Paulo Jerónimo - RTP (10 de julho)

Nesse mesmo ano o ex-governante socialista começou a ser investigado e indiciado por tráfico de influência, no âmbito do Processo Face Oculta, que investigou o grupo económico de Manuel Godinho e envolveu 35 arguidos, acusados de lavagem de dinheiro, corrupção política e evasão fiscal. O Tribunal de Aveiro deu como provado o pagamento de 25.000 euros a Vara e de pacto criminoso com os arguidos Manuel Godinho e Lopes Barreira.
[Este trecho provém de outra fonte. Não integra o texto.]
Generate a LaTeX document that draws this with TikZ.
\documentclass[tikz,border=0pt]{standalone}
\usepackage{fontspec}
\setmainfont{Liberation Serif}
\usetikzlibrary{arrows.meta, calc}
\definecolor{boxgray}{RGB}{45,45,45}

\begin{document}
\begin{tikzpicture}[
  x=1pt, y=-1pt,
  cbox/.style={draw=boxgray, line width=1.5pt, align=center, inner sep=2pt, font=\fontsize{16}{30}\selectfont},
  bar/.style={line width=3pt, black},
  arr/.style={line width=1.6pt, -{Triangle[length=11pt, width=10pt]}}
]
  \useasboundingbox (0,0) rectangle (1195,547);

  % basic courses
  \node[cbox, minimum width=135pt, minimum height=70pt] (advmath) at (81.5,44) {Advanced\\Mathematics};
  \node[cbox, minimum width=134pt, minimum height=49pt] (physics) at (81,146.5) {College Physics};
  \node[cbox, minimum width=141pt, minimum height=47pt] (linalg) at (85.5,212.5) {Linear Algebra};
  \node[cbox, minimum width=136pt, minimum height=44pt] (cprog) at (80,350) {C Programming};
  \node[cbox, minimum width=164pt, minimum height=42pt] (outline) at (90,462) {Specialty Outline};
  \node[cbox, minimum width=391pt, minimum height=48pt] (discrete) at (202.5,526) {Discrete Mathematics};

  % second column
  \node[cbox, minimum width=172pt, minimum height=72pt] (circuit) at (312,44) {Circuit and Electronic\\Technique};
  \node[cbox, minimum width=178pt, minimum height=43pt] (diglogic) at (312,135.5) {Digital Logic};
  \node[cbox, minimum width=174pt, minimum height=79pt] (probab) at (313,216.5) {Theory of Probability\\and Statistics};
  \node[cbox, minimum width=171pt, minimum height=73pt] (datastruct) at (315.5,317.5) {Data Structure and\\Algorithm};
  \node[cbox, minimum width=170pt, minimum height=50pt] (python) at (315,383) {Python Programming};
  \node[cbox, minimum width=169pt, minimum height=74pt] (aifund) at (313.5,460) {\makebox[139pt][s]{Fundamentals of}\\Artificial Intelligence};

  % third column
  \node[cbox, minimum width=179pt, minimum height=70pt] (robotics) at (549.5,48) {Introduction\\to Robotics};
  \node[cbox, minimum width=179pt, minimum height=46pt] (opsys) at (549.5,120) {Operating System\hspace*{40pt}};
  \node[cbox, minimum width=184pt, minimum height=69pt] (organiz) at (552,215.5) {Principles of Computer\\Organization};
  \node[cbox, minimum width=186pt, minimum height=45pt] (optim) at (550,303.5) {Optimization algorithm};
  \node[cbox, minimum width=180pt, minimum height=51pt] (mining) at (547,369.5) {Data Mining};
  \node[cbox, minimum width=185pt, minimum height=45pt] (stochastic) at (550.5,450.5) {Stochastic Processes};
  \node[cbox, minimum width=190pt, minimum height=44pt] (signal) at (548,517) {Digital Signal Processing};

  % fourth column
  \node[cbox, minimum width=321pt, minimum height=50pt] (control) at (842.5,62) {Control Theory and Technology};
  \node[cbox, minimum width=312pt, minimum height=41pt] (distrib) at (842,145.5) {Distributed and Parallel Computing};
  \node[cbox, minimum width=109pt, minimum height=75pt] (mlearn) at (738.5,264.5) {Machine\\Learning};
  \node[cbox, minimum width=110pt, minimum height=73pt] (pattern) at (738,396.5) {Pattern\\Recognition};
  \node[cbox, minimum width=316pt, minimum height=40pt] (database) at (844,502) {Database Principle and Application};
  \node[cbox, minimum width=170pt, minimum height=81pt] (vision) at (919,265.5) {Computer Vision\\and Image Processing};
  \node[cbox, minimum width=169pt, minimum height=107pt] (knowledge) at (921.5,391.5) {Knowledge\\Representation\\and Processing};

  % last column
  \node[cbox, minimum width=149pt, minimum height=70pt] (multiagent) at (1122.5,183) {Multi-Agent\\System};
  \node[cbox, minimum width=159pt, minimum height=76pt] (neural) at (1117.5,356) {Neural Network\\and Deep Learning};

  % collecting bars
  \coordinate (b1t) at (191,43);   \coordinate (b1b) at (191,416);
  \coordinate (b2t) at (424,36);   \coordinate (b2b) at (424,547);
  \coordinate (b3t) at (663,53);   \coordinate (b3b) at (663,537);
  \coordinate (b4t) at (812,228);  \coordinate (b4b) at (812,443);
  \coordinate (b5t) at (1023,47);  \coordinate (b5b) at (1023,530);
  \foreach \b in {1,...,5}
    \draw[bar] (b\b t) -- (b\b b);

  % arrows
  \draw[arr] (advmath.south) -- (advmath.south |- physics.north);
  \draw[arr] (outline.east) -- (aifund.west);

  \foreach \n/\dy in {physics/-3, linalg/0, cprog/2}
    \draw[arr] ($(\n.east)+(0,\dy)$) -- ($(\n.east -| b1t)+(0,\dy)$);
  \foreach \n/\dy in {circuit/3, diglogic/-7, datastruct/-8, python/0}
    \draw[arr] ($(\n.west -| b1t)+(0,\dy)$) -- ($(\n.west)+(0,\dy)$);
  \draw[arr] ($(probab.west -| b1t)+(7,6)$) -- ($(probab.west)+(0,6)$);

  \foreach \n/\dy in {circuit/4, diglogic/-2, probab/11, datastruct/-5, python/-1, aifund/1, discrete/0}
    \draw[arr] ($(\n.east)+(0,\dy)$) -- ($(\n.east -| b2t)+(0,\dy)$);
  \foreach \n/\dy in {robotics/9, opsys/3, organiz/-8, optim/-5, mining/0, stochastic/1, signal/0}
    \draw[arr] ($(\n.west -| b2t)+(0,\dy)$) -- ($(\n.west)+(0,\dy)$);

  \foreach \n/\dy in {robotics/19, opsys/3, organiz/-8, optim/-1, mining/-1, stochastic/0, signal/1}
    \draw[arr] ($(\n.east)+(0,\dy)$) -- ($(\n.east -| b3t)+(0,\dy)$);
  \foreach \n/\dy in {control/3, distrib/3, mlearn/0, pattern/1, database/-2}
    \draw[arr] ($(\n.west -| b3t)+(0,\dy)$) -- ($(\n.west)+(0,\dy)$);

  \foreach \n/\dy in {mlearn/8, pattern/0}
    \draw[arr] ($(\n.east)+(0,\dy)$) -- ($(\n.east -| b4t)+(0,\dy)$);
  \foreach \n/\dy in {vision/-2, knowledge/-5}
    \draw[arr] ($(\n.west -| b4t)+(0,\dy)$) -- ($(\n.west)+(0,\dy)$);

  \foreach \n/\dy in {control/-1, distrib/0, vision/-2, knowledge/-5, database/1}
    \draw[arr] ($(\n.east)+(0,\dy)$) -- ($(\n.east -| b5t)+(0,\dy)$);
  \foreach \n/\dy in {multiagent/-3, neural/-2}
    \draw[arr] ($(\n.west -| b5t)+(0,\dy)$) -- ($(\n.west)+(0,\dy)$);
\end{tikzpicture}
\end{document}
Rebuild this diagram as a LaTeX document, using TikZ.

Vara foi condenado em 2014, mas recorreu da sentença.

Já em 2012 Vara fora condenado pela CMVM a uma multa de 50 mil euros por negligência quando era vice-presidente da CGD, por não ter impedido financiamentos de um milhão de euros, concedidos a diretores e clientes através de contas-fantasma, para aquisição de ações nas vendas públicas da REN e da GALP e da oferta pública de subscrição da Martifer.

Um esquema semelhante levou Vara a ser multado em 2014 pelo Tribunal da Concorrência, Regulação e Supervisão, em Santarém, no valor de 40.000 euros.

Quando foi detido em julho de 2015, Armando Vara recebia do Estado uma subvenção vitalícia mensal de 2.000 euros.